Miriam and Moses, who led their people out of Empire, were given a vision of the promised land but were not allowed to enter it. Deuteronomy 1 tells us it was because they didn’t trust God enough. Perhaps it was also because they were too steeped in the old ways of slavery, and ultimately not ready to fully embody the new life of freedom to which the Israelites were invited.
What about us? Sometimes I wonder if we are too caught up in caring for those wounded by the forces of Empire and oppression to create something truly new. Do we need a new generation of people who’s imaginations are not bounded by racism, sexism, capitalism, and militarism to begin something fresh?

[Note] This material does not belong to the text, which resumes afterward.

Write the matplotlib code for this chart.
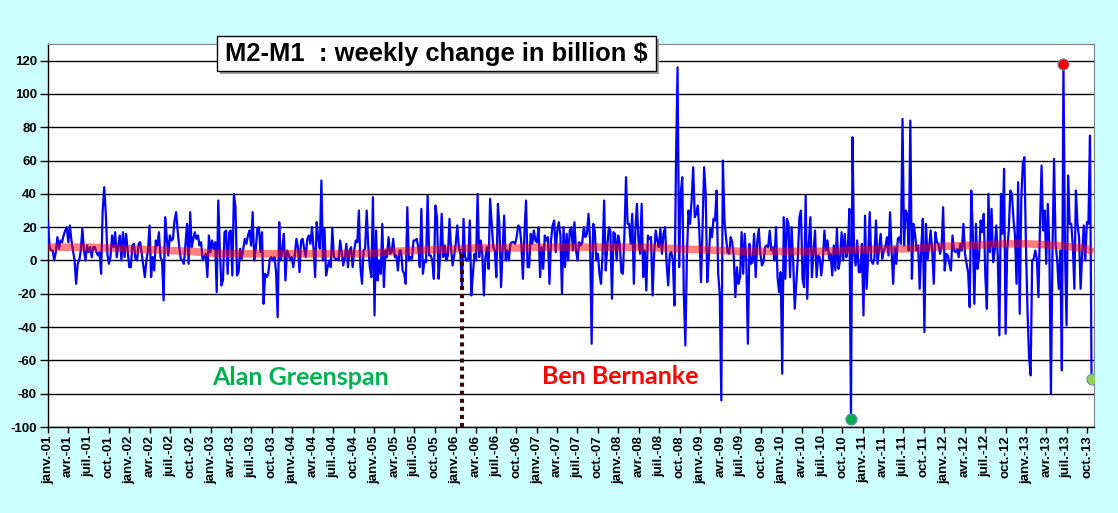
import matplotlib
matplotlib.use("Agg")
import matplotlib.pyplot as plt
from matplotlib.patches import Rectangle
import pandas as pd
import numpy as np

plt.rcParams["axes.unicode_minus"] = False

# variation hebdomadaire M2-M1 (milliards $), semaine par semaine
chg_part1 = [23, 8, 6, 6, 0, 5, 14, 7, 12, 11, 15, 18, 20, 11, 21, 12, 6, 0, -14, -2,
             0, 6, 19, 6, 0, 9, 5, 8, 2, 8, 8, 5, 3, 5, -8, 30, 44,
             28, 4, -2, 2, 15, 8, 17, 2, 9, 15, 0, 17, 2, 16, 6, -4, -4, 9, 10, 1,
             0, 10, 11, 4, -3, -10, 0, 6, 21, -10, 2, -6, 12, 9, 17, 2, 0, -24, 26, 14,
             3, 15, 12, 13, 24, 29, 18, 8, 1, 0, -2, 10, 22, -2, 29, 8, 13, 17, 13, 15,
             9, 11, 0, 2, 4, -10, 15, 5, 12, 7, 11, -19, 36]
chg_part2 = [6, -15, -12, 17, 18, -8, 17, 18, -9, 40, 32, -9, -7, 7, 1, 7, 13, 10, 15, 18,
             9, 29, 0, 7, 19, 20, 5, 17, -26, -8, -10, -8, 1, 2, 0, 2, -7, -34, 23, 0,
             6, 16, -12, 6, 4, 0, 2, -4, 3, 13, 8, -7, 12, 13, 7, 2, 13, 15, 10, 20,
             7, -10, 23, 13, 7, 48, 0, 19, -9, -4, 0, -4, 19, 2, 1, 1, 0, 12, 5, -3,
             2, 10, -4, 6, 8, -4, 6, 12, 11, 30, -4, -14, 6, 7, 30, 9, -4, -10, 38, -33,
             18, -12, 0, -8, 22, -16, 6, 2, 14, 4]
chg_part3 = [5, 13, 2, 3, -6, 6, 6, -6, -8, -14, 32, 0, 2, 1, 12, 12, 13, 8, -4, 31,
             -8, 0, -1, 39, 3, 3, 0, -11, 33, 26, -11, 2, 28, 2, 9, 0, 3, 25, 7, -3,
             3, 10, 21, 8, 4, -17, 25, 2, 0, 0, 24, -21, -8, 4, 0, 40, 2, 12, 4, -21,
             2, 8, -5, 37, 22, 8, 6, -10, 34, 20, -16, 6, 27, 0, 6, 0, 10, 11, 11, 10,
             14, 21, 20, 10, -11, 17, 36, -4, -4, 16, 10, 18, 12, 11, 20, -10, 8, -5, 15, 12,
             14, -14, 12, 21, 24, 5, 18, 23, 15, -20, 20]
chg_part4 = [-4, 16, 0, 18, 20, 6, 23, 6, 0, 11, 9, 11, 20, 14, 16, 28, 12, -50, 22, 18,
             0, 4, -8, -14, 4, 36, -6, 8, 20, 18, -23, 17, 16, 0, 15, 10, -7, -8, 16, 50,
             22, 22, 10, 28, -14, 19, 34, 12, 4, 34, -10, 6, -18, 15, 13, 14, -21, 4, 18, 12,
             8, 19, 4, 16, 20, -2, -15, 4, 5, 0, -27, 60, 116, -4, 40, 50, -20, -51, 4, 30,
             22, 36, 56, 26, 28, 33, 16, -13, 20, 56, 40, -13, 2, 19, 14, 25, 24, 42, -8, -20,
             -84, 60, 24, 14, 5, 4, 14, 11, 2, -22, -4]
chg_part5 = [-14, -10, 17, -8, 16, 0, -50, 10, -2, -1, 16, -10, 11, 19, 4, -3, -1, 8, 9, 8,
             18, 6, 8, 0, 20, -10, -19, -7, -68, 26, -11, 25, 22, -10, 20, 0, -29, -14, 2, 26,
             30, -11, -16, 39, -23, 10, 26, -10, 5, 18, -10, 3, 2, -9, 0, 18, 6, 12, 1, 4,
             -9, 9, -6, 19, -5, 0, 17, 0, 16, 2, 7, 31, -95, 74, 4, -3, 12, -7, -7, 10,
             -33, 27, -17, 2, 29, 0, -2, 1, 24, -2, 7, 16, 1, 6, 8, 14, 3, 29, 6, -14,
             8, -2, 13, 14, 10, 85, 9, 30, 28, 6, 84, -11, 22]
chg_part6 = [16, 6, 9, -17, 8, 25, -43, 22, 1, 8, 18, 6, -14, 17, 11, 10, 4, 8, 32, -6,
             4, 3, -2, -6, 15, 6, 5, 7, 2, 10, 6, 22, 4, -2, -7, -28, 42, 16, -26, 22,
             -5, 2, 24, 17, 28, -9, -29, 40, 5, 31, -1, 6, 21, 2, -45, 40, 16, 55, -44, 6,
             18, 42, 40, 25, 15, -14, 47, -32, 36, 58, 62, 9, -30, -58, -69, 0, 1, 6, 1, -22,
             21, 57, 18, 30, -2, 34, 8, -80, 6, 61, 10, 0, -17, 6, -66, 118, 6, -39, 51, 22,
             22, 9, -17, 42, 22, 14, -17, 4, 21, 0, 23, 22, 75, -71]
weekly_change = chg_part1 + chg_part2 + chg_part3 + chg_part4 + chg_part5 + chg_part6
week_dates = pd.date_range("2001-01-01", periods=len(weekly_change), freq="7D")

# tendance (courbe rouge), valeurs trimestrielles
trend_dates = list(pd.date_range("2001-01-01", "2013-10-01", freq="QS")) + [pd.Timestamp("2013-10-14")]
trend_values = [8, 8, 8, 7.5, 7, 6.5, 6, 5.5, 4.5, 4, 4, 4, 4, 4, 4, 4,
                4.5, 5.5, 6, 6.5, 7, 7.5, 7.5, 7.5, 8, 8, 8, 8, 8, 8, 7.5, 7,
                6.5, 6, 5.5, 5.5, 5.5, 5.5, 5.5, 6, 6.5, 7, 7, 7.5, 8.5, 9, 9.5, 10,
                10, 9.5, 8.5, 7, 6]

mois = {1: "janv.", 4: "avr.", 7: "juil.", 10: "oct."}
tick_dates = pd.date_range("2001-01-01", "2013-10-01", freq="QS")
tick_labels = [f"{mois[d.month]}-{d.year % 100:02d}" for d in tick_dates]

bernanke_start = pd.Timestamp("2006-02-01")

W, H = 1118, 513
fig = plt.figure(figsize=(W / 100, H / 100), dpi=100, facecolor="#CCFFFF")
ax = fig.add_axes([48 / W, 1 - 427 / H, (1094 - 48) / W, (427 - 44) / H])
ax.set_facecolor("white")

ax.plot(week_dates, weekly_change, color="#0000FF", lw=1.6, zorder=3)
ax.plot(trend_dates, trend_values, color="#FF0000", lw=5.5, alpha=0.5, zorder=4)

vals = np.array(weekly_change)
imax, imin = int(vals.argmax()), int(vals.argmin())
ax.plot(week_dates[imax], vals[imax], "o", ms=8, mfc="#FF0000", mec="#6F8FB0", mew=0.8, zorder=6)
ax.plot(week_dates[imin], vals[imin], "o", ms=8, mfc="#00B050", mec="#6F8FB0", mew=0.8, zorder=6)
ax.plot(week_dates[-1], vals[-1], "o", ms=8, mfc="#92D050", mec="#6F8FB0", mew=0.8, zorder=6)

ax.vlines(bernanke_start, -100, 7, colors="#3F0000", lw=2.9, linestyles=(0, (1, 1)), zorder=5)

ax.set_ylim(-100, 130)
ax.set_xlim(pd.Timestamp("2001-01-01"), pd.Timestamp("2013-11-01"))
ax.set_yticks(range(-100, 121, 20))
ax.yaxis.grid(True, color="black", lw=1)
ax.set_axisbelow(True)

ax.set_xticks(tick_dates)
ax.set_xticklabels(tick_labels, rotation=90, fontsize=9.5, fontweight="bold", family="Liberation Sans")
for lab in ax.get_yticklabels():
    lab.set_fontsize(9.5)
    lab.set_fontweight("bold")
    lab.set_family("Liberation Sans")
ax.tick_params(axis="y", direction="out", length=6, width=1, pad=2)
ax.tick_params(axis="x", direction="out", length=4, width=1, pad=2)

for s in ["top", "right"]:
    ax.spines[s].set_color("#808080")
    ax.spines[s].set_linewidth(0.8)
for s in ["left", "bottom"]:
    ax.spines[s].set_color("black")
    ax.spines[s].set_linewidth(1)

# cadre du titre avec ombre
fig.add_artist(Rectangle((220 / W, 1 - 74 / H), 439 / W, 35 / H, transform=fig.transFigure,
                         facecolor="#A0A0A0", edgecolor="none", zorder=8))
fig.add_artist(Rectangle((217 / W, 1 - 71 / H), 439 / W, 35 / H, transform=fig.transFigure,
                         facecolor="white", edgecolor="black", lw=1, zorder=9))
fig.text(436.5 / W, 1 - 54 / H, "M2-M1  : weekly change in billion $", ha="center", va="center",
         fontsize=18.4, fontweight="bold", family="Liberation Sans", zorder=10)

ax.text(0.241, 0.128, "Alan Greenspan", transform=ax.transAxes, ha="center", va="center",
        color="#00B050", fontsize=18, fontweight="bold", family="Lato", zorder=7)
ax.text(0.547, 0.133, "Ben Bernanke", transform=ax.transAxes, ha="center", va="center",
        color="#FF0000", fontsize=18, fontweight="bold", family="Lato", zorder=7)

fig.savefig("out.png", dpi=100, facecolor=fig.get_facecolor())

We are a pilgrim people, forever on our way. The truth is, we will never “arrive” and our efforts will always fall short. Even those Israelites who did enter the promised land soon reverted to the old ways they saw in Egypt, and had to be constantly reminded by the prophets to care for the poor, the widow, the orphan, and the immigrant, because “you, too, were once immigrants in the land of Egypt.”
And yet, the journey is all we have, and it is not insignificant. On the inside spread of this newsletter, you will see what we have been up to, at this stage of our journey. It is imperfect, it still bears the imprint of Egypt, but perhaps it comes closer to a life of freedom than when we first began. We invite you to support us as you are able, by sending us a check in the return envelope, or donating online at www.sjcw.org.
And please, pray for us. Pray that we might trust God with our whole lives, and thus enter the promised land; pray that our imaginations be set free from the bonds of Empire, and thus enable us to follow God’s Spirit in creating something new.